Having a guest is fun though. I get to show someone around and experience all the wonder of the city like when I first got here. It's also nice to be running around with someone that is not broke. My last friend here was hoping to get by on some ridiculously small amount of money everyday. Cairo is cheap, but the tourist events add up! We did all the fun stuff like ride camels around the pyramids, hold baby lions at the zoo, and see the awesome view of Cairo from the Citadel. She also mercilessly made fun of me for my videos I had been doing for ERC-tv. She loves them more then life itself, and she watches then every night before she goes to bed. But when she recites to me some of the things I say, I don't know what I was thinking. It's so corny, but that's just what comes to me at the time. I do love making those videos though, and I have a ton of footage. I just need to edit it all together when I get back to the states.
And I didn't even get hassled for having a girl in my apartment from the locals.
The last time I had a girl there, it was my tutor and I was studying Arabic. The apartment across from me is a lawyer's office, and the waiting room is directly facing my door. When I entered my apartment with an Egyptian girl, it really got people's blood pumping! And then I closed the door, which if you have a woman in the apartment, you're supposed to keep the door open, lest everyone thinks you are tainting this woman's honor. Within two minutes, there was a knock on my door and the whole waiting room is outside yelling at me, with the lawyer himself trying to rationally persuade me that what I was doing was wrong, and some old man in the back chanting slurs, and claiming that he's seen me with a different girl every night! We yelled back, showed the Arabic homework and slammed the door. The issue was never really settled, but I'm just not used to this whole idea of society trying to uphold the morals of everyone else. I like good old America, where if I want to slide down the slippery slope of sin and vice, well, Thomas Jefferson tells me that's my right! Of course the real issue wasn't that she was a woman, it's that she was an Egyptian woman. It's been several months since then, and now when I had my American girlfriend stay with me the whole week, there was not a peep of dissent. She's a foreigner anyway, and everyone knows their morals are beyond help.
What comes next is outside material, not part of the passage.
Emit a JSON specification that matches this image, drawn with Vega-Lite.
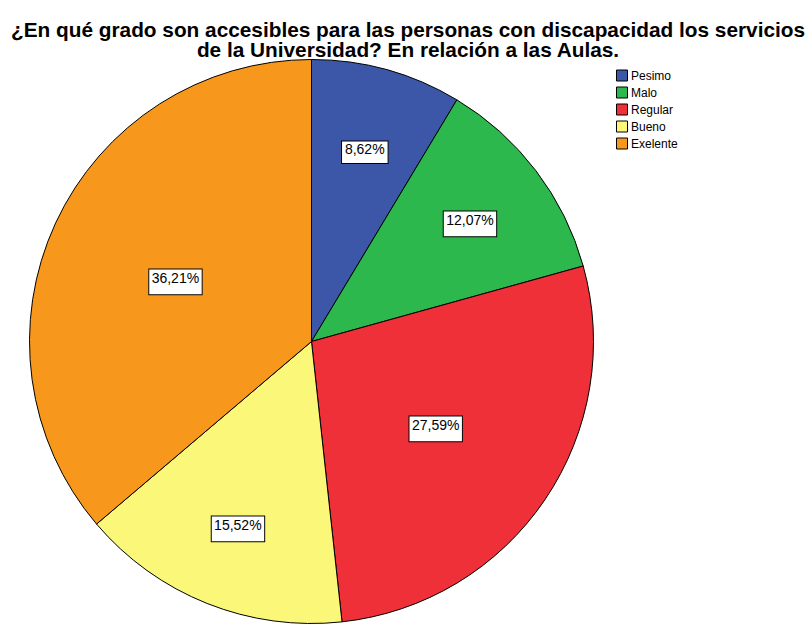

In other news, the more Arabic I study, the more I realize what a hard language this is. It's not something you can study for a year or even two and then have it. You really need three years or more of intensive study to be able to speak this language. And I have some friends here who have studied it for seven or even ten years, and they still can't read a book, or have a full conversation. Not that I'm discouraged, it's just there are a lot of words out there. I can't quite put my finger on why exactly Arabic is so difficult for English speakers. Maybe it's the totally different vocabulary, or the sounds, or the grammar, but I miss those sweet and simple Romance languages! I never really applied myself to learn one before, but after Arabic, I feel like I could learn Italian in about a week! The point, anyway, is I need more Arabic before I go back to UCSD and this summer is a perfect opportunity. The program I really want is in Beirut, Lebanon. It was a toss up between Beirut, Lebanon and Damascus, Syria. Beirut is having a political crisis, for those who don't know, and is having trouble getting their elections going for a new president. I really think the country is going to be fine, so long as there are no more major political assassinations. Of course the kicker is the last major assassination of a top Lebanese official was actually in Damascus, so I'm kind of screwed either place I go. On the upside, the situation may have scared away all the other Americans, so I will really get a chance to speak only Arabic, and if civil war does break out maybe I'll get to ride in a helicopter as they're evacuating the American students. I have my fingers crossed!